Etiology and renal outcomes of acute tubulointerstitial nephritis: a single-center prospective cohort study in China.

Su T1,2,3, Gu Y1,2,3,4, Sun P1,2,3, Tang J1,2,3, Wang S1,2,3,5, Liu G1,2,3, Li X1,2,3, Yang L1,2,3.

Author information

Renal Division, Department of Medicine, Peking University First Hospital, Beijing, P.R. China.
Peking University Institute of Nephrology, Beijing, P.R. China.
Key Laboratory of Renal Disease, Ministry of Health of China, Beijing, P.R. China.
Renal Division, Department of Medicine, Second Clinical Medical College, Guangzhou University of Traditional Chinese Medicine, Guangzhou, P.R. China.
Laboratory of Electron Microscopy, Pathological Centre, Peking University First Hospital, Beijing, P.R. China.



The aim of this study was to explore the etiology, long-term renal outcomes and affecting factors of acute tubulointerstitial nephritis (ATIN).


Patients with biopsy-proven ATIN from 1 January 2005 to 31 December 2013 at Peking University First Hospital were enrolled in the study and received scheduled follow-up for at least 24 months. The causes of ATIN were defined at biopsy and reclassified during follow-up. Factors affecting renal recovery at 6 months post-biopsy and estimated glomerular filtration rate (eGFR) at 12 months post-biopsy and at the end of follow-up were analyzed.

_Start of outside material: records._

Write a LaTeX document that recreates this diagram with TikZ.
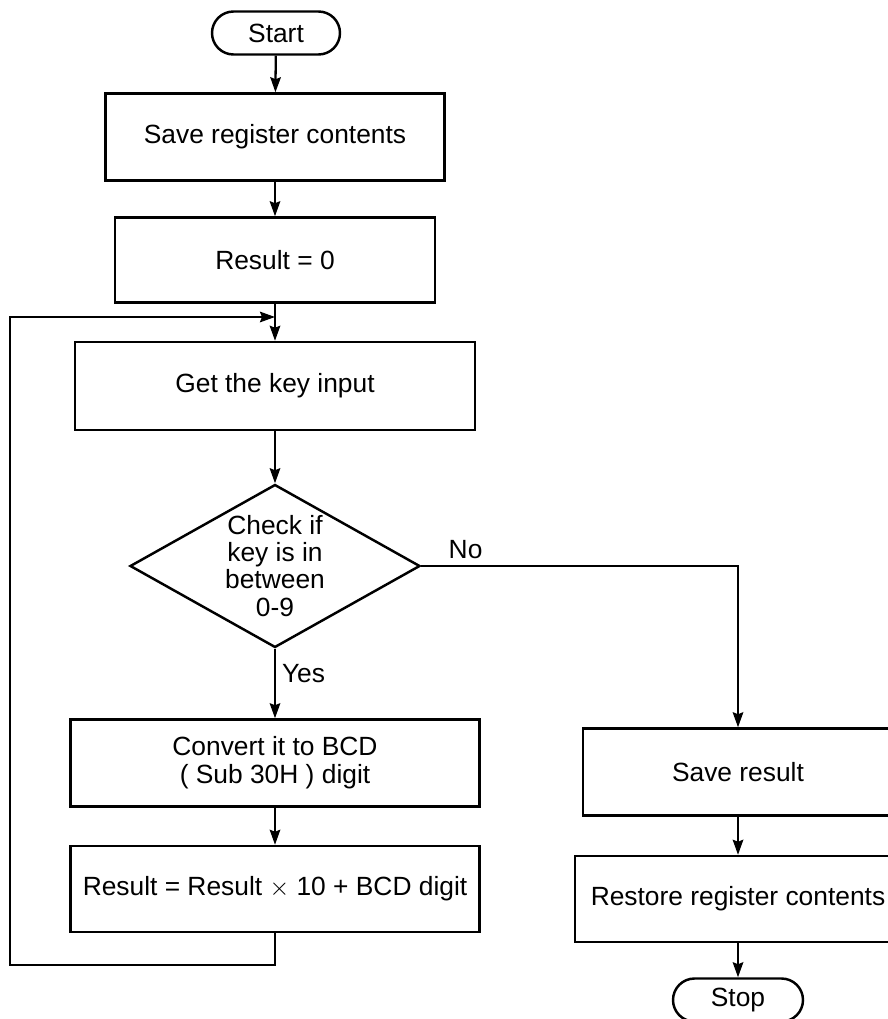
\documentclass[tikz,border=0pt]{standalone}
\usepackage{fontspec}
\setmainfont{Liberation Sans}
\usetikzlibrary{arrows.meta,positioning,shapes.geometric}

\begin{document}
\begin{tikzpicture}[
    x=0.2mm, y=-0.2mm, >={Stealth[length=3mm,width=2.1mm,inset=0.4mm]},
    box/.style={rectangle, draw, line width=1.4pt, minimum height=1.74cm, align=center, inner sep=2pt, font=\fontsize{15}{16}\selectfont},
    term/.style={rectangle, draw, line width=1.4pt, rounded corners=4.3mm, minimum width=2.56cm, minimum height=0.86cm, inner sep=1pt, font=\fontsize{15}{16}\selectfont},
    test/.style={diamond, draw, line width=1.4pt, aspect=1.78, minimum width=5.8cm, minimum height=3.26cm, inner sep=0pt, align=center, font=\fontsize{15}{15.4}\selectfont},
    lab/.style={font=\fontsize{15}{16}\selectfont},
    flow/.style={->, line width=1.3pt},
  ]
  \useasboundingbox (0,0) rectangle (887,1019);
  \node[term] (start) at (276,33) {Start};
  \node[box, minimum width=6.78cm] (save) at (275,137) {Save register contents};
  \node[box, minimum width=6.4cm, minimum height=1.7cm] (res0) at (275,260) {Result = 0};
  \node[box, minimum width=8cm, minimum height=1.76cm] (getkey) at (275,386) {Get the key input};
  \node[test] (check) at (275,566) {Check if\\key is in\\between\\0-9};
  \node[box, minimum width=8.18cm] (conv) at (275,763) {Convert it to BCD\\( Sub 30H ) digit};
  \node[box, minimum width=8.18cm, minimum height=1.72cm] (calc) at (275,889) {Result = Result $\times$ 10 + BCD digit};
  \node[box, minimum width=6.2cm] (saveres) at (738,772) {Save result};
  \node[box, minimum width=6.52cm, minimum height=1.72cm] (restore) at (738,899) {Restore register contents};
  \node[term, minimum width=2.6cm] (stop) at (738,1000) {Stop};
  \coordinate (join) at (275,317);
  \coordinate (lp) at (10,965);
  \draw[flow] (start) -- (save);
  \draw[flow] (save) -- (res0);
  \draw[flow] (res0) -- (getkey);
  \draw[flow] (getkey) -- (check);
  \draw[flow] (check) -- node[lab, right, pos=0.35] {Yes} (conv);
  \draw[flow] (conv) -- (calc);
  \draw[flow] (calc.south) |- (lp) |- (join);
  \draw[flow] (check.east) -| node[lab, above, pos=0.07] {No} (saveres.north);
  \draw[flow] (saveres) -- (restore);
  \draw[flow] (restore) -- (stop);
\end{tikzpicture}
\end{document}
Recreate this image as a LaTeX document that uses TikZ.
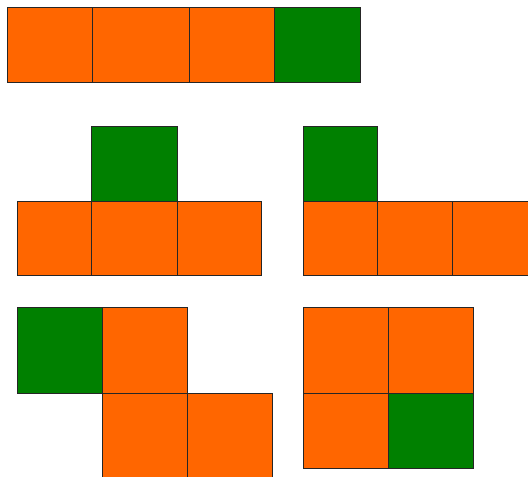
\documentclass[tikz,border=0pt]{standalone}
\usepackage{tikz}
\usetikzlibrary{positioning}
\usepackage{xcolor}
\definecolor{tileorange}{HTML}{FF6600}
\definecolor{tilegreen}{HTML}{008000}

\begin{document}
\begin{tikzpicture}[
    x=1pt, y=-1pt,
    orangecell/.style={fill=tileorange, draw=black!85, line width=0.8pt},
    greencell/.style={fill=tilegreen, draw=black!85, line width=0.8pt}
]
    \useasboundingbox (0,0) rectangle (528,477);
    \clip (0,0) rectangle (528,477);

    % straight piece
    \foreach \xa/\xb in {7/92, 92/189, 189/274}
        \draw[orangecell] (\xa,7) rectangle (\xb,82);
    \draw[greencell] (274,7) rectangle (360,82);

    % T piece
    \foreach \xa/\xb in {17/91, 91/177, 177/261}
        \draw[orangecell] (\xa,201) rectangle (\xb,275);
    \draw[greencell] (91,126) rectangle (177,201);

    % L piece
    \draw[greencell] (303,126) rectangle (377,201);
    \foreach \xa/\xb in {303/377, 377/452, 452/530}
        \draw[orangecell] (\xa,201) rectangle (\xb,275);

    % S piece
    \draw[greencell] (17,307) rectangle (102,393);
    \draw[orangecell] (102,307) rectangle (187,393);
    \draw[orangecell] (102,393) rectangle (187,480);
    \draw[orangecell] (187,393) rectangle (272,480);

    % square piece
    \draw[orangecell] (303,307) rectangle (388,393);
    \draw[orangecell] (388,307) rectangle (473,393);
    \draw[orangecell] (303,393) rectangle (388,468);
    \draw[greencell] (388,393) rectangle (473,468);
\end{tikzpicture}
\end{document}
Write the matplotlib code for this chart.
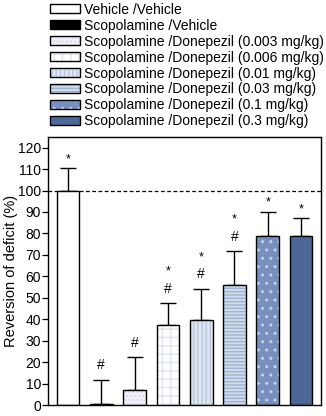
import numpy as np
import matplotlib
matplotlib.use("Agg")
import matplotlib.pyplot as plt
from matplotlib.patches import Patch

plt.rcParams['font.family'] = ['Liberation Sans', 'DejaVu Sans']
plt.rcParams['hatch.linewidth'] = 1.0

# Data
groups = ["Vehicle /Vehicle", "Scopolamine /Vehicle",
          "Scopolamine /Donepezil (0.003 mg/kg)",
          "Scopolamine /Donepezil (0.006 mg/kg)",
          "Scopolamine /Donepezil (0.01 mg/kg)",
          "Scopolamine /Donepezil (0.03 mg/kg)",
          "Scopolamine /Donepezil (0.1 mg/kg)",
          "Scopolamine /Donepezil (0.3 mg/kg)"]
means = [100, 0.5, 6.9, 37.2, 39.6, 56.1, 78.7, 78.7]
sems = [10.3, 11.2, 15.5, 10.3, 14.5, 15.5, 11.5, 8.5]
stars = ["*", "", "", "*", "*", "*", "*", "*"]
hashes = ["", "#", "#", "#", "#", "#", "", ""]

fills = ["white", "black", "#eef1f7", "#ffffff", "#dfe6f0", "#d0dbeb", "#7790bd", "#4d6796"]
hatch_cols = ["white", "black", "#d6dcea", "#dfe4ef", "#b9c8de", "#9fb2cf", "#c4d2ea", "#4d6796"]
hatches = [None, None, "....", "++", "||||", "-----", "..", None]

fig = plt.figure(figsize=(3.26, 4.16), dpi=100)
ax = fig.add_axes([0.147, 0.026, 0.838, 0.645])

x = np.arange(len(means))
w = 0.68
ax.bar(x, means, w, color=fills, edgecolor="none", linewidth=0, zorder=2)
for i in range(len(means)):
    if hatches[i]:
        ax.bar(x[i], means[i], w, facecolor="none", edgecolor=hatch_cols[i],
               hatch=hatches[i], linewidth=0, zorder=3)
ax.bar(x, means, w, facecolor="none", edgecolor="black", linewidth=1.0, zorder=4)
ax.errorbar(x, means, yerr=[np.zeros(len(sems)), sems], fmt="none",
            ecolor="black", elinewidth=1.0, capsize=6, capthick=1.0, zorder=1)

# significance marks above the error bars
top = [m + s for m, s in zip(means, sems)]
for i in range(len(means)):
    y = top[i] + 6.8
    if hashes[i]:
        ax.text(x[i], y, hashes[i], ha="center", va="center", fontsize=10)
        y += 9.5
    else:
        y -= 1.2
    if stars[i]:
        ax.text(x[i], y - 1.5, stars[i], ha="center", va="center", fontsize=9)

ax.axhline(100, color="black", linestyle=(0, (3, 2)), linewidth=0.9, zorder=0)

ax.set_xlim(-0.6, 7.6)
ax.set_ylim(0, 125)
ax.set_yticks(np.arange(0, 121, 10))
ax.set_xticks([])
ax.tick_params(axis="y", direction="out", length=4, width=0.9, labelsize=10, pad=1)
for sp in ax.spines.values():
    sp.set_linewidth(1.0)
ax.set_ylabel("Reversion of deficit (%)", fontsize=10.5, labelpad=0)

handles = []
for i in range(len(means)):
    parts = [Patch(facecolor=fills[i], edgecolor="none")]
    if hatches[i]:
        parts.append(Patch(facecolor="none", edgecolor=hatch_cols[i],
                           hatch=hatches[i], linewidth=0))
    parts.append(Patch(facecolor="none", edgecolor="black", linewidth=1.0))
    handles.append(tuple(parts))

fig.legend(handles, groups, loc="upper left", bbox_to_anchor=(0.145, 1.0),
           frameon=False, fontsize=10, handlelength=2.15, handleheight=0.6,
           labelspacing=0.14, handletextpad=0.3, borderaxespad=0,
           borderpad=0.2)

fig.savefig("out.png", dpi=100)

A total of 157 ATIN patients were enrolled, with an average follow-up of 48 months (range 24-108 months). A modified etiology spectrum was identified, with a decreased proportion of drug-induced ATIN (D-ATIN, 64% at biopsy to 50% after follow-up) and an increase in autoimmune-related ATIN (22-41%) with late-onset systemic manifestations in patients who had been classified as D-ATIN or ATIN of unknown cause. Recurrent kidney injury was observed in 51% of the patients with tubulointerstitial nephritis and uveitis syndrome (TINU), 53% of those with an autoimmune disease and 8% of those with D-ATIN, resulting in prolonged immunosuppressive treatment. By 12 months, decreased eGFR (<60 mL/min/1.73 m2) was observed in 47% of the patients with D-ATIN, 74% of those with TINU and 57% of those with other autoimmune diseases. In multivariable analysis, female sex, older age, presence of hypertension and recurrent kidney injury were independent risk factors for worse renal outcomes.


Our data demonstrate that autoimmune-related ATIN may present with systemic manifestations after kidney injury and is, therefore, commonly misdiagnosed. Repeated kidney injury is not uncommon in patients with ATIN. Scheduled follow-up is, therefore, critical for defining the exact etiology and proper management of ATIN.